Excerpts from Afghan Massacre: The Convoy of Death were broadcast again and discussed on the Democracy Now! radio programme on 13 July 2009, with images from the documentary shown on the programme's website. The programme, which featured James Risen and Susannah Sirkin, Deputy Director of Physicians for Human Rights, claimed that "at least 2,000" prisoners of war had perished in the massacre. Sirkin confirmed the claims made in Afghan Massacre: The Convoy of Death that eyewitnesses who had given information on the incident had been tortured and killed, and stated that a FOIA document showed that the "U.S. government and, apparently, intelligence agency – it's a three-letter word that’s redacted of an intelligence branch of the U.S. government in the FOIA – they knew and reported that eyewitnesses to this massacre had been killed and tortured."
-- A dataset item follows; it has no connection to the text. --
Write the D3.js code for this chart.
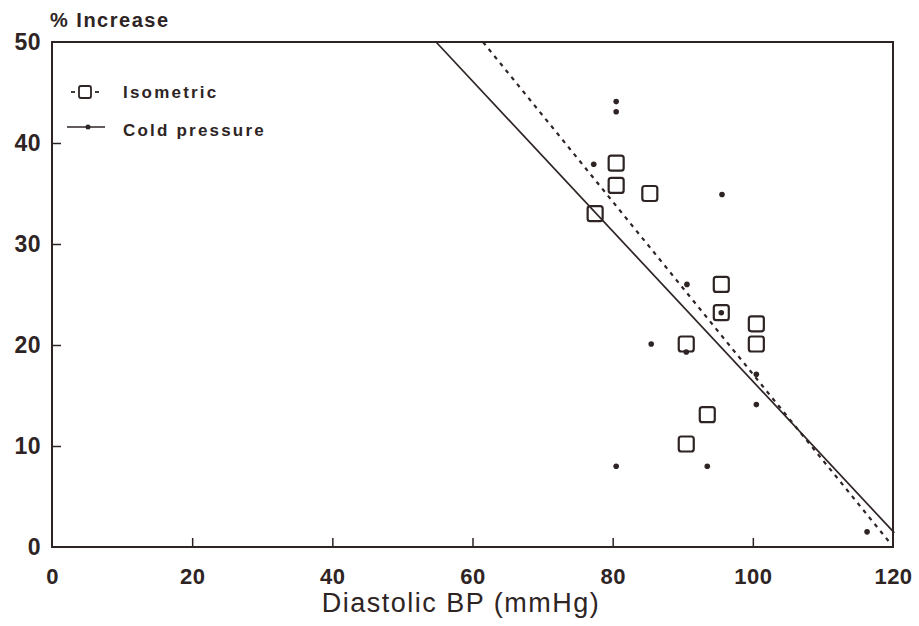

Risen commented in the programme that in writing his article he "tried not to get caught up in something that I think in the past has slowed down some of the efforts by journalists to look into this. I think in the past one of the mistakes some journalists made was to try and prove a direct involvement by the U.S. personnel in the massacre itself. I frankly don't believe that any U.S. military personnel were involved in the massacre. And, you know, U.S. Special Forces troops who were traveling with Dostum have long maintained that they knew nothing about this. And, you know, so I tried not to go down that road." He added that "the investigation should focus rather on what happened afterwards in the Bush administration."
On July 17, 2009, in an article published by Radio Free Europe/Radio Liberty, Dostum again described Doran's film as a "fake story", saying that the whole number of prisoners of war captured by his troops was less than the number Doran's film claimed had been killed, and denying there could have been any abuse of prisoners. Dostum's column was sharply criticised by human rights groups. In a rebuttal published by Radio Free Europe/Radio Liberty in parallel to Dostum's piece, Sam Zarifi, the Asia-Pacific director for Amnesty International and a human rights investigator in Afghanistan in 2002, stated that "investigations carried out shortly after the alleged killings by highly experienced and respected forensic analysts from Physicians for Human Rights established the presence of recently deceased human remains at Dasht-e Leili and suggested that they were the victims of homicide."
Afghan Massacre: the Convoy of Death won a Gold Special Jury Award at the Worldfest Houston Film Festival 2004. The footage of Mazar-i-Sharif featured in the documentary is by Najibullah Quraishi, who won two prizes at the 2002 Rory Peck Awards for this work, the Sony International Impact Award and the Rory Peck Award for Hard News.